(AIM) Everything from the first line of the data below through the line that contains "(title) at (9,26)" should be written out exactly, please, and nothing more; the pictures stay out.

(COLLECTED MATERIAL)
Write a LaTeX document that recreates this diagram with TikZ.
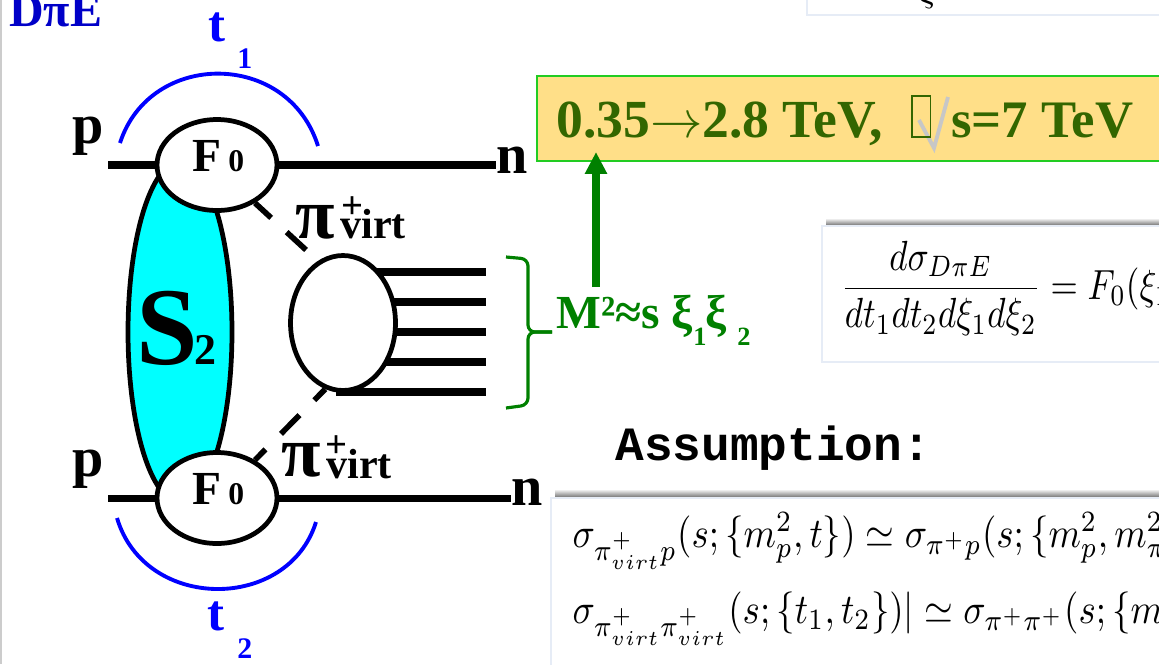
\documentclass[tikz,border=0pt]{standalone}
\usepackage{amsmath,amssymb}
\usepackage{graphicx}
\usepackage[no-math]{fontspec}
\setmainfont{Liberation Serif}
\newfontfamily\assumfont{Liberation Mono}
\usetikzlibrary{shapes.geometric,arrows.meta,positioning,calc}
\definecolor{pomeronblue}{HTML}{00FFFF}
\definecolor{tblue}{HTML}{0000FF}
\definecolor{titleblue}{HTML}{0000C8}
\definecolor{massgreen}{HTML}{008000}
\definecolor{rangegreen}{HTML}{336600}
\definecolor{rangefill}{HTML}{FFDF88}
\definecolor{rangeedge}{HTML}{22CC22}
\definecolor{paneledge}{HTML}{E6ECF6}
\newcommand{\fsz}[1]{\fontsize{#1}{#1}\selectfont\bfseries}

\begin{document}
\begin{tikzpicture}[
    x=0.02cm,y=-0.02cm,
    vertexff/.style  = {ellipse, draw=black, fill=white, line width=2.7pt,
                        minimum width=2.4cm, minimum height=1.82cm, inner sep=0pt},
    blobx/.style     = {ellipse, draw=black, fill=white, line width=2.7pt,
                        minimum width=2.1cm, minimum height=2.7cm, inner sep=0pt},
    gapsurv/.style   = {ellipse, draw=black, fill=pomeronblue, line width=2.7pt,
                        minimum width=2.08cm, minimum height=6.8cm, inner sep=0pt},
    beam/.style      = {black, line width=4pt},
    pion/.style      = {black, line width=3.2pt},
    tarc/.style      = {tblue, line width=2.2pt},
    lab/.style       = {inner sep=0pt, anchor=base west},
    ptlab/.style     = {lab, font=\fsz{32}},
    tlab/.style      = {lab, text=tblue, font=\fsz{29}},
    tsub/.style      = {lab, text=tblue, font=\fsz{17}},
    pilab/.style     = {lab, font=\fsz{41}},
    virtlab/.style   = {lab, font=\fsz{24}},
    pluslab/.style   = {lab, font=\fsz{22}},
    panel/.style     = {draw=paneledge, fill=white, line width=0.6pt},
    panelshade/.style= {top color=white, bottom color=black!60, draw=none},
    formula/.style   = {inner sep=0pt, anchor=base west, xscale=2.1, yscale=2.4},
  ]
  \clip (0,0) rectangle (1159,664);

  % ── Slide edge and title ────────────────────────────────────────────────
  \fill[black!20] (0,0) rectangle (2,664);
  \node[lab,text=titleblue,font=\fsz{27.3}] (title) at (9,26) {DπE};

  % ── Formula panels ──────────────────────────────────────────────────────
  \draw[panel] (807,-5) rectangle (1175,15);
  \node[inner sep=0pt,anchor=south,scale=2.1] (xitail) at (928,9) {$\xi$};

  \shade[panelshade] (826,218) rectangle (1175,226);
  \draw[panel] (822,226) rectangle (1175,362);
  \node[formula,xscale=0.95] (rate) at (840,299)
       {$\displaystyle\frac{d\sigma_{D\pi E}}{dt_1dt_2d\xi_1d\xi_2}=F_0(\xi_1$};

  \node[lab,font=\assumfont\fsz{27.2}] (assum) at (615,460) {Assumption:};

  \shade[panelshade] (555,489) rectangle (1175,498);
  \draw[panel] (551,498) rectangle (1175,680);
  \node[formula] (eqone) at (572,547)
       {$\sigma_{\pi^+_{virt}p}(s;\{m_p^2,t\})\simeq\sigma_{\pi^+p}(s;\{m_p^2,m_\pi^2$};
  \node[formula] (eqtwo) at (572,623)
       {$\sigma_{\pi^+_{virt}\pi^+_{virt}}(s;\{t_1,t_2\})|\simeq\sigma_{\pi^+\pi^+}(s;\{m$};

  % ── Energy range box ────────────────────────────────────────────────────
  \node[draw=rangeedge,fill=rangefill,line width=1.2pt,inner sep=0pt,anchor=north west,
        minimum width=13cm,minimum height=1.7cm] (rangebox) at (535.5,75) {};
  \node[lab,text=rangegreen,font=\fsz{30.5}] (rangeone) at (556,137)
       {0.35\scalebox{1.2}{$\rightarrow$}2.8 TeV,};
  \draw[black!22,line width=2.2pt] (919,120) -- (934,148) -- (948,97);
  \node[draw=rangegreen,line width=1.1pt,inner sep=0pt,anchor=north west,
        minimum width=0.37cm,minimum height=0.82cm] (tofu) at (911,95) {};
  \node[lab,text=rangegreen,font=\fsz{30}] (rangetwo) at (951,137) {s=7 TeV};

  % ── Survival factor ─────────────────────────────────────────────────────
  \node[gapsurv] (gap) at (180,332) {};
  \node[lab,font=\fsz{63}] (sname) at (136,364) {S};
  \node[lab,font=\fsz{25}] (stwo) at (194,364) {2};

  % ── Pion form factor vertices ───────────────────────────────────────────
  \node[vertexff] (topff) at (217,165) {};
  \node[vertexff] (botff) at (217,498) {};
  \foreach \v/\y in {topff/171,botff/504}{
    \node[lab,font=\fsz{27}] (\v F) at (192,\y) {F};
    \node[lab,font=\fsz{18}] (\v z) at (228,\y) {0};
  }

  % ── Beam lines ──────────────────────────────────────────────────────────
  \node[ptlab] (ptop) at (72,143) {p};
  \node[ptlab] (pbot) at (72,476) {p};
  \node[ptlab] (ntop) at (496,173) {n};
  \node[ptlab] (nbot) at (511,505) {n};
  \coordinate (intop) at (108,165);
  \coordinate (inbot) at (108,498);
  \draw[beam] (intop) -- (topff);
  \draw[beam] (inbot) -- (botff);
  \draw[beam] (topff) -- (topff -| ntop.west);
  \draw[beam] (botff) -- (botff -| nbot.west);

  % ── Central system ──────────────────────────────────────────────────────
  \coordinate (blobc) at (343,323);
  \foreach \y in {272,302,332,362}
    \draw[beam] (blobc |- 0,\y) -- (486,\y);
  \draw[beam] (336,392) -- (486,392);
  \node[blobx] (blob) at (blobc) {};

  \draw[pion,dash pattern=on 12.5pt off 12pt on 15pt off 20pt]
       (topff.-45) -- (blob.112);
  \draw[pion,dash pattern=on 8.5pt off 12.5pt on 15pt off 12pt on 10pt off 20pt]
       (botff.45) -- (blob.-105);

  \node[pilab] (pitop) at (295,238) {π};
  \node[pluslab] (plustop) at (341,218) {+};
  \node[virtlab] (virttop) at (340,238) {virt};
  \node[pilab] (pibot) at (281,476) {π};
  \node[pluslab] (plusbot) at (325,457) {+};
  \node[virtlab] (virtbot) at (326,478) {virt};

  % ── Momentum transfer arcs ──────────────────────────────────────────────
  \draw[tarc] (120,143) .. controls (150,50) and (288,50) .. (318,146);
  \draw[tarc] (117,518) .. controls (145,612) and (288,612) .. (316,522);
  \node[tlab] (tone) at (208,41) {t};
  \node[tsub] (tonesub) at (237,68) {1};
  \node[tlab] (ttwo) at (207,630) {t};
  \node[tsub] (ttwosub) at (237,658) {2};

  % ── Mass bracket and arrow ──────────────────────────────────────────────
  \draw[massgreen,line width=1.8pt,rounded corners=4pt]
       (506,257) -- (528,259) -- (528,332) -- (552,332);
  \draw[massgreen,line width=1.8pt,rounded corners=4pt]
       (552,332) -- (528,332) -- (528,405) -- (506,408);
  \node[lab,text=massgreen,font=\fsz{27}] (mass) at (556,328) {M²≈s ξ};
  \node[lab,text=massgreen,font=\fsz{15}] (xione) at (693,345) {1};
  \node[lab,text=massgreen,font=\fsz{27}] (xitwo) at (705,328) {ξ};
  \node[lab,text=massgreen,font=\fsz{15}] (xithree) at (737,345) {2};
  \coordinate (arrowfoot) at (596,287);
  \coordinate (arrowtip) at (596,152);
  \draw[massgreen,line width=4pt,-{Triangle[length=12.5pt,width=12pt]}]
       (arrowfoot) -- (arrowtip);

\end{tikzpicture}
\end{document}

(RIGHT ANSWER)
Write a LaTeX document that recreates this diagram with TikZ.
\documentclass[tikz,border=0pt]{standalone}
\usepackage{amsmath,amssymb}
\usepackage{graphicx}
\usepackage[no-math]{fontspec}
\setmainfont{Liberation Serif}
\newfontfamily\assumfont{Liberation Mono}
\usetikzlibrary{shapes.geometric,arrows.meta,positioning,calc}
\definecolor{pomeronblue}{HTML}{00FFFF}
\definecolor{tblue}{HTML}{0000FF}
\definecolor{titleblue}{HTML}{0000C8}
\definecolor{massgreen}{HTML}{008000}
\definecolor{rangegreen}{HTML}{336600}
\definecolor{rangefill}{HTML}{FFDF88}
\definecolor{rangeedge}{HTML}{22CC22}
\definecolor{paneledge}{HTML}{E6ECF6}
\newcommand{\fsz}[1]{\fontsize{#1}{#1}\selectfont\bfseries}

\begin{document}
\begin{tikzpicture}[
    x=0.02cm,y=-0.02cm,
    vertexff/.style  = {ellipse, draw=black, fill=white, line width=2.7pt,
                        minimum width=2.4cm, minimum height=1.82cm, inner sep=0pt},
    blobx/.style     = {ellipse, draw=black, fill=white, line width=2.7pt,
                        minimum width=2.1cm, minimum height=2.7cm, inner sep=0pt},
    gapsurv/.style   = {ellipse, draw=black, fill=pomeronblue, line width=2.7pt,
                        minimum width=2.08cm, minimum height=6.8cm, inner sep=0pt},
    beam/.style      = {black, line width=4pt},
    pion/.style      = {black, line width=3.2pt},
    tarc/.style      = {tblue, line width=2.2pt},
    lab/.style       = {inner sep=0pt, anchor=base west},
    ptlab/.style     = {lab, font=\fsz{32}},
    tlab/.style      = {lab, text=tblue, font=\fsz{29}},
    tsub/.style      = {lab, text=tblue, font=\fsz{17}},
    pilab/.style     = {lab, font=\fsz{41}},
    virtlab/.style   = {lab, font=\fsz{24}},
    pluslab/.style   = {lab, font=\fsz{22}},
    panel/.style     = {draw=paneledge, fill=white, line width=0.6pt},
    panelshade/.style= {top color=white, bottom color=black!60, draw=none},
    formula/.style   = {inner sep=0pt, anchor=base west, xscale=2.1, yscale=2.4},
  ]
  \clip (0,0) rectangle (1159,664);

  % ── Slide edge and title ────────────────────────────────────────────────
  \fill[black!20] (0,0) rectangle (2,664);
  \node[lab,text=titleblue,font=\fsz{27.3}] (title) at (9,26) {DπE};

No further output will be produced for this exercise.